Самый богатый театр России, в котором понятия «бюджет» не существует в принципе и любая идея художника может быть реализована, если только это не противоречит законам физики, Большой крайне эффективно оперировал большими деньгами, международными связями, своим именем и государственным ресурсом. Но давайте попробуем вспомнить, когда внутри Большого в последние годы рождались значимые художественные идеи — не импортированные, но спродюсированные самим театром? В этом смысле после начала войны Большой оказался уязвимее других оперных домов: просидев на игле импорта 10 лет, его руководство не сумело сориентироваться в ситуации вынужденного импортозамещения.
За редким исключением постановки, выпущенные Большим после 24 февраля 2022 года, были художественно уязвимыми. Они не только не соответствовали [уровню] предыдущего двадцатилетия театра, но и на российском конкурентном поле смотрелись не слишком выигрышно. Если вы посмотрите шорт-лист последней «Золотой маски», то увидите там один спектакль Большого театра: в предыдущие годы у них номинировались по три-четыре постановки. Это был какой-то утешительный [жест] со стороны «Золотой маски», потому что национальная театральная премия совсем без Большого театра не может обойтись.

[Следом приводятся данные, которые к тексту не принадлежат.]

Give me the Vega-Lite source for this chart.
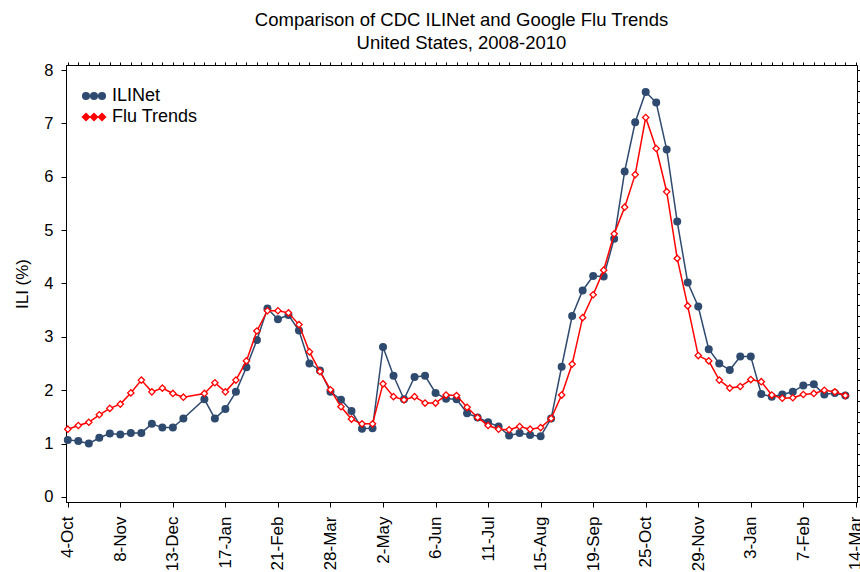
{
  "$schema": "https://vega.github.io/schema/vega-lite/v6.json",
  "width": 791,
  "height": 437,
  "autosize": "none",
  "padding": {"left": 66, "top": 65, "right": 3, "bottom": 70},
  "background": "white",
  "config": {
    "font": "Liberation Sans",
    "view": {"stroke": "black", "strokeWidth": 1},
    "axis": {"grid": false, "domainColor": "black", "tickColor": "black", "labelColor": "black", "titleColor": "black", "domainWidth": 1, "tickWidth": 1}
  },
  "title": {
    "text": ["Comparison of CDC ILINet and Google Flu Trends", "United States, 2008-2010"],
    "fontSize": 18.5,
    "fontWeight": "normal",
    "color": "black",
    "anchor": "middle",
    "lineHeight": 23,
    "offset": 9
  },
  "data": {
    "values": [
      {"week": 0, "series": "ILINet", "value": 1.07},
      {"week": 1, "series": "ILINet", "value": 1.05},
      {"week": 2, "series": "ILINet", "value": 1.00},
      {"week": 3, "series": "ILINet", "value": 1.11},
      {"week": 4, "series": "ILINet", "value": 1.19},
      {"week": 5, "series": "ILINet", "value": 1.17},
      {"week": 6, "series": "ILINet", "value": 1.20},
      {"week": 7, "series": "ILINet", "value": 1.20},
      {"week": 8, "series": "ILINet", "value": 1.37},
      {"week": 9, "series": "ILINet", "value": 1.30},
      {"week": 10, "series": "ILINet", "value": 1.30},
      {"week": 11, "series": "ILINet", "value": 1.47},
      {"week": 13, "series": "ILINet", "value": 1.83},
      {"week": 14, "series": "ILINet", "value": 1.47},
      {"week": 15, "series": "ILINet", "value": 1.65},
      {"week": 16, "series": "ILINet", "value": 1.97},
      {"week": 17, "series": "ILINet", "value": 2.43},
      {"week": 18, "series": "ILINet", "value": 2.94},
      {"week": 19, "series": "ILINet", "value": 3.53},
      {"week": 20, "series": "ILINet", "value": 3.33},
      {"week": 21, "series": "ILINet", "value": 3.41},
      {"week": 22, "series": "ILINet", "value": 3.12},
      {"week": 23, "series": "ILINet", "value": 2.50},
      {"week": 24, "series": "ILINet", "value": 2.37},
      {"week": 25, "series": "ILINet", "value": 1.97},
      {"week": 26, "series": "ILINet", "value": 1.82},
      {"week": 27, "series": "ILINet", "value": 1.61},
      {"week": 28, "series": "ILINet", "value": 1.28},
      {"week": 29, "series": "ILINet", "value": 1.29},
      {"week": 30, "series": "ILINet", "value": 2.81},
      {"week": 31, "series": "ILINet", "value": 2.27},
      {"week": 32, "series": "ILINet", "value": 1.83},
      {"week": 33, "series": "ILINet", "value": 2.25},
      {"week": 34, "series": "ILINet", "value": 2.27},
      {"week": 35, "series": "ILINet", "value": 1.95},
      {"week": 36, "series": "ILINet", "value": 1.84},
      {"week": 37, "series": "ILINet", "value": 1.83},
      {"week": 38, "series": "ILINet", "value": 1.57},
      {"week": 39, "series": "ILINet", "value": 1.49},
      {"week": 40, "series": "ILINet", "value": 1.40},
      {"week": 41, "series": "ILINet", "value": 1.32},
      {"week": 42, "series": "ILINet", "value": 1.15},
      {"week": 43, "series": "ILINet", "value": 1.20},
      {"week": 44, "series": "ILINet", "value": 1.16},
      {"week": 45, "series": "ILINet", "value": 1.14},
      {"week": 46, "series": "ILINet", "value": 1.47},
      {"week": 47, "series": "ILINet", "value": 2.44},
      {"week": 48, "series": "ILINet", "value": 3.39},
      {"week": 49, "series": "ILINet", "value": 3.87},
      {"week": 50, "series": "ILINet", "value": 4.14},
      {"week": 51, "series": "ILINet", "value": 4.13},
      {"week": 52, "series": "ILINet", "value": 4.84},
      {"week": 53, "series": "ILINet", "value": 6.10},
      {"week": 54, "series": "ILINet", "value": 7.02},
      {"week": 55, "series": "ILINet", "value": 7.59},
      {"week": 56, "series": "ILINet", "value": 7.39},
      {"week": 57, "series": "ILINet", "value": 6.51},
      {"week": 58, "series": "ILINet", "value": 5.16},
      {"week": 59, "series": "ILINet", "value": 4.02},
      {"week": 60, "series": "ILINet", "value": 3.57},
      {"week": 61, "series": "ILINet", "value": 2.77},
      {"week": 62, "series": "ILINet", "value": 2.50},
      {"week": 63, "series": "ILINet", "value": 2.38},
      {"week": 64, "series": "ILINet", "value": 2.63},
      {"week": 65, "series": "ILINet", "value": 2.63},
      {"week": 66, "series": "ILINet", "value": 1.93},
      {"week": 67, "series": "ILINet", "value": 1.88},
      {"week": 68, "series": "ILINet", "value": 1.92},
      {"week": 69, "series": "ILINet", "value": 1.97},
      {"week": 70, "series": "ILINet", "value": 2.09},
      {"week": 71, "series": "ILINet", "value": 2.11},
      {"week": 72, "series": "ILINet", "value": 1.92},
      {"week": 73, "series": "ILINet", "value": 1.95},
      {"week": 74, "series": "ILINet", "value": 1.90},
      {"week": 0, "series": "Flu Trends", "value": 1.27},
      {"week": 1, "series": "Flu Trends", "value": 1.34},
      {"week": 2, "series": "Flu Trends", "value": 1.40},
      {"week": 3, "series": "Flu Trends", "value": 1.54},
      {"week": 4, "series": "Flu Trends", "value": 1.66},
      {"week": 5, "series": "Flu Trends", "value": 1.74},
      {"week": 6, "series": "Flu Trends", "value": 1.95},
      {"week": 7, "series": "Flu Trends", "value": 2.19},
      {"week": 8, "series": "Flu Trends", "value": 1.97},
      {"week": 9, "series": "Flu Trends", "value": 2.04},
      {"week": 10, "series": "Flu Trends", "value": 1.94},
      {"week": 11, "series": "Flu Trends", "value": 1.87},
      {"week": 13, "series": "Flu Trends", "value": 1.94},
      {"week": 14, "series": "Flu Trends", "value": 2.14},
      {"week": 15, "series": "Flu Trends", "value": 1.97},
      {"week": 16, "series": "Flu Trends", "value": 2.19},
      {"week": 17, "series": "Flu Trends", "value": 2.55},
      {"week": 18, "series": "Flu Trends", "value": 3.11},
      {"week": 19, "series": "Flu Trends", "value": 3.49},
      {"week": 20, "series": "Flu Trends", "value": 3.49},
      {"week": 21, "series": "Flu Trends", "value": 3.45},
      {"week": 22, "series": "Flu Trends", "value": 3.23},
      {"week": 23, "series": "Flu Trends", "value": 2.72},
      {"week": 24, "series": "Flu Trends", "value": 2.35},
      {"week": 25, "series": "Flu Trends", "value": 2.01},
      {"week": 26, "series": "Flu Trends", "value": 1.69},
      {"week": 27, "series": "Flu Trends", "value": 1.46},
      {"week": 28, "series": "Flu Trends", "value": 1.37},
      {"week": 29, "series": "Flu Trends", "value": 1.37},
      {"week": 30, "series": "Flu Trends", "value": 2.12},
      {"week": 31, "series": "Flu Trends", "value": 1.88},
      {"week": 32, "series": "Flu Trends", "value": 1.82},
      {"week": 33, "series": "Flu Trends", "value": 1.88},
      {"week": 34, "series": "Flu Trends", "value": 1.76},
      {"week": 35, "series": "Flu Trends", "value": 1.76},
      {"week": 36, "series": "Flu Trends", "value": 1.91},
      {"week": 37, "series": "Flu Trends", "value": 1.90},
      {"week": 38, "series": "Flu Trends", "value": 1.68},
      {"week": 39, "series": "Flu Trends", "value": 1.49},
      {"week": 40, "series": "Flu Trends", "value": 1.34},
      {"week": 41, "series": "Flu Trends", "value": 1.27},
      {"week": 42, "series": "Flu Trends", "value": 1.26},
      {"week": 43, "series": "Flu Trends", "value": 1.32},
      {"week": 44, "series": "Flu Trends", "value": 1.27},
      {"week": 45, "series": "Flu Trends", "value": 1.30},
      {"week": 46, "series": "Flu Trends", "value": 1.47},
      {"week": 47, "series": "Flu Trends", "value": 1.91},
      {"week": 48, "series": "Flu Trends", "value": 2.49},
      {"week": 49, "series": "Flu Trends", "value": 3.36},
      {"week": 50, "series": "Flu Trends", "value": 3.79},
      {"week": 51, "series": "Flu Trends", "value": 4.25},
      {"week": 52, "series": "Flu Trends", "value": 4.93},
      {"week": 53, "series": "Flu Trends", "value": 5.43},
      {"week": 54, "series": "Flu Trends", "value": 6.04},
      {"week": 55, "series": "Flu Trends", "value": 7.11},
      {"week": 56, "series": "Flu Trends", "value": 6.53},
      {"week": 57, "series": "Flu Trends", "value": 5.72},
      {"week": 58, "series": "Flu Trends", "value": 4.47},
      {"week": 59, "series": "Flu Trends", "value": 3.58},
      {"week": 60, "series": "Flu Trends", "value": 2.65},
      {"week": 61, "series": "Flu Trends", "value": 2.55},
      {"week": 62, "series": "Flu Trends", "value": 2.19},
      {"week": 63, "series": "Flu Trends", "value": 2.04},
      {"week": 64, "series": "Flu Trends", "value": 2.07},
      {"week": 65, "series": "Flu Trends", "value": 2.20},
      {"week": 66, "series": "Flu Trends", "value": 2.16},
      {"week": 67, "series": "Flu Trends", "value": 1.91},
      {"week": 68, "series": "Flu Trends", "value": 1.85},
      {"week": 69, "series": "Flu Trends", "value": 1.86},
      {"week": 70, "series": "Flu Trends", "value": 1.92},
      {"week": 71, "series": "Flu Trends", "value": 1.94},
      {"week": 72, "series": "Flu Trends", "value": 2.00},
      {"week": 73, "series": "Flu Trends", "value": 1.97},
      {"week": 74, "series": "Flu Trends", "value": 1.90}
    ]
  },
  "resolve": {"axis": {"x": "independent", "y": "independent"}},
  "layer": [
    {
      "transform": [{"filter": "datum.series === 'ILINet'"}],
      "mark": {"type": "line", "strokeWidth": 1.5},
      "encoding": {
        "x": {
          "field": "week", "type": "quantitative",
          "scale": {"domain": [-0.17, 75.11], "nice": false, "zero": false},
          "axis": {
            "values": [0, 5, 10, 15, 20, 25, 30, 35, 40, 45, 50, 55, 60, 65, 70, 75],
            "tickSize": 5,
            "labelAngle": -90,
            "labelAlign": "right",
            "labelBaseline": "middle",
            "labelFontSize": 17,
            "labelPadding": 9,
            "labelFlush": false,
            "labelOverlap": false,
            "labelExpr": "['4-Oct','8-Nov','13-Dec','17-Jan','21-Feb','28-Mar','2-May','6-Jun','11-Jul','15-Aug','19-Sep','25-Oct','29-Nov','3-Jan','7-Feb','14-Mar'][round(datum.value/5)]",
            "title": null
          }
        },
        "y": {
          "field": "value", "type": "quantitative",
          "scale": {"domain": [-0.094, 8.094], "nice": false, "zero": false},
          "axis": {
            "values": [0, 1, 2, 3, 4, 5, 6, 7, 8],
            "tickSize": 5,
            "labelFontSize": 16.5,
            "labelPadding": 8,
            "labelFlush": false,
            "title": "ILI (%)",
            "titleFontSize": 17,
            "titleFontWeight": "normal",
            "titlePadding": 12
          }
        },
        "color": {
          "field": "series", "type": "nominal",
          "scale": {"domain": ["ILINet", "Flu Trends"], "range": ["#2f4a6f", "#ff0000"]},
          "legend": {
            "orient": "none",
            "legendX": 16,
            "legendY": 19,
            "title": null,
            "padding": 0,
            "symbolSize": 484,
            "symbolStrokeWidth": 1.5,
            "rowPadding": 0,
            "labelOffset": 6,
            "labelFontSize": 18,
            "labelColor": "black",
            "encode": {
              "symbols": {
                "update": {
                  "shape": {"signal": "datum.value === 'ILINet' ? 'M-1,0L1,0M-1.027,0a0.3,0.3 0 1,0 0.6,0a0.3,0.3 0 1,0 -0.6,0M-0.3,0a0.3,0.3 0 1,0 0.6,0a0.3,0.3 0 1,0 -0.6,0M0.427,0a0.3,0.3 0 1,0 0.6,0a0.3,0.3 0 1,0 -0.6,0' : 'M-1,0L1,0M-0.727,-0.32L-0.407,0L-0.727,0.32L-1.047,0ZM0,-0.32L0.32,0L0,0.32L-0.32,0ZM0.727,-0.32L1.047,0L0.727,0.32L0.407,0Z'"},
                  "fill": {"signal": "datum.value === 'ILINet' ? '#2f4a6f' : '#ffffff'"},
                  "fillOpacity": {"value": 1},
                  "stroke": {"signal": "datum.value === 'ILINet' ? '#2f4a6f' : '#ff0000'"},
                  "strokeWidth": {"value": 1.5}
                }
              }
            }
          }
        }
      }
    },
    {
      "transform": [{"filter": "datum.series === 'ILINet'"}],
      "mark": {"type": "point", "shape": "circle", "filled": true, "size": 64, "opacity": 1},
      "encoding": {
        "x": {
          "field": "week", "type": "quantitative",
          "axis": {
            "values": [0,1,2,3,4,5,6,7,8,9,10,11,12,13,14,15,16,17,18,19,20,21,22,23,24,25,26,27,28,29,30,31,32,33,34,35,36,37,38,39,40,41,42,43,44,45,46,47,48,49,50,51,52,53,54,55,56,57,58,59,60,61,62,63,64,65,66,67,68,69,70,71,72,73,74,75],
            "tickSize": 3,
            "labels": false,
            "domain": false,
            "title": null
          }
        },
        "y": {
          "field": "value", "type": "quantitative",
          "axis": {
            "values": [0,0.2,0.4,0.6,0.8,1,1.2,1.4,1.6,1.8,2,2.2,2.4,2.6,2.8,3,3.2,3.4,3.6,3.8,4,4.2,4.4,4.6,4.8,5,5.2,5.4,5.6,5.8,6,6.2,6.4,6.6,6.8,7,7.2,7.4,7.6,7.8,8],
            "tickSize": 3,
            "labels": false,
            "domain": false,
            "title": null
          }
        },
        "color": {"field": "series", "type": "nominal"}
      }
    },
    {
      "transform": [{"filter": "datum.series === 'Flu Trends'"}],
      "mark": {"type": "line", "strokeWidth": 1.5},
      "encoding": {
        "x": {"field": "week", "type": "quantitative", "axis": null},
        "y": {"field": "value", "type": "quantitative", "axis": null},
        "color": {"field": "series", "type": "nominal"}
      }
    },
    {
      "transform": [{"filter": "datum.series === 'Flu Trends'"}],
      "mark": {"type": "point", "shape": "diamond", "filled": false, "fill": "white", "fillOpacity": 1, "size": 40, "strokeWidth": 1.3, "opacity": 1},
      "encoding": {
        "x": {"field": "week", "type": "quantitative", "axis": null},
        "y": {"field": "value", "type": "quantitative", "axis": null},
        "color": {"field": "series", "type": "nominal"}
      }
    }
  ]
}
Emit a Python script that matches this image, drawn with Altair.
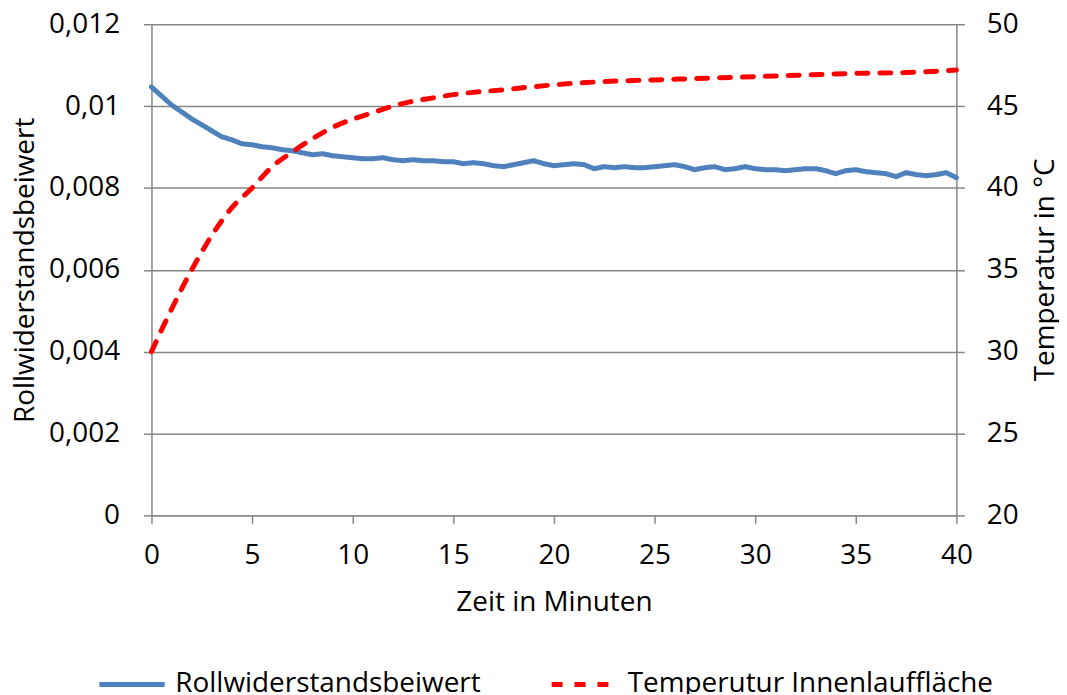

И тут мы переходим к сравнению Большого с Мариинским театром. Ситуация парадоксальна: Мариинка обладает едва ли не лучшим в стране оркестром, выдающейся балетной труппой, прекрасными солистами оперы — но как театр она перестала существовать еще в начале 2010-х. Обладая художественными ресурсами, не сопоставимыми с Большим, Мариинка умудрилась не произвести за последние 10 лет ни одного спектакля, который прозвучал бы не то что в мировом, но даже в отечественном контексте. Проще говоря, роскошный гигантский корабль Мариинского театра стоит на мели — как административной, так и художественной.
Дьявол кроется в деталях: если бы Гергиев был назначен художественным руководителем Большого театра — это один разговор, но он приходит на Театральную площадь именно как директор. А любой человек, который имел дело с Мариинским театром, подтвердит: менеджерская модель, которую выстроил Гергиев — волюнтаристская, хаотичная, лишенная какой-либо логики, — это ад. Из главного музыкального театра страны в 1990-е и 2000-е Мариинка превратилась в повод для анекдотов. В этом театре, как известно, режиссеру или дирижеру могут предложить сделать спектакль за месяц до премьеры — [притом что] в среднем производство больших оперных проектов занимает от трех до четырех лет, а если это крупные копродукции с западными театрами — пять лет. Естественно, что никто из не то что крупных художников, но просто из людей, которые профессионально относятся к [своей работе], на это не подпишется. Поэтому в прославленном Мариинском театре с гениальным оркестром и гениальными солистами работают режиссеры и художники категории не A, B и C, а D, E и F, которые соглашаются играть по этим унизительным правилам.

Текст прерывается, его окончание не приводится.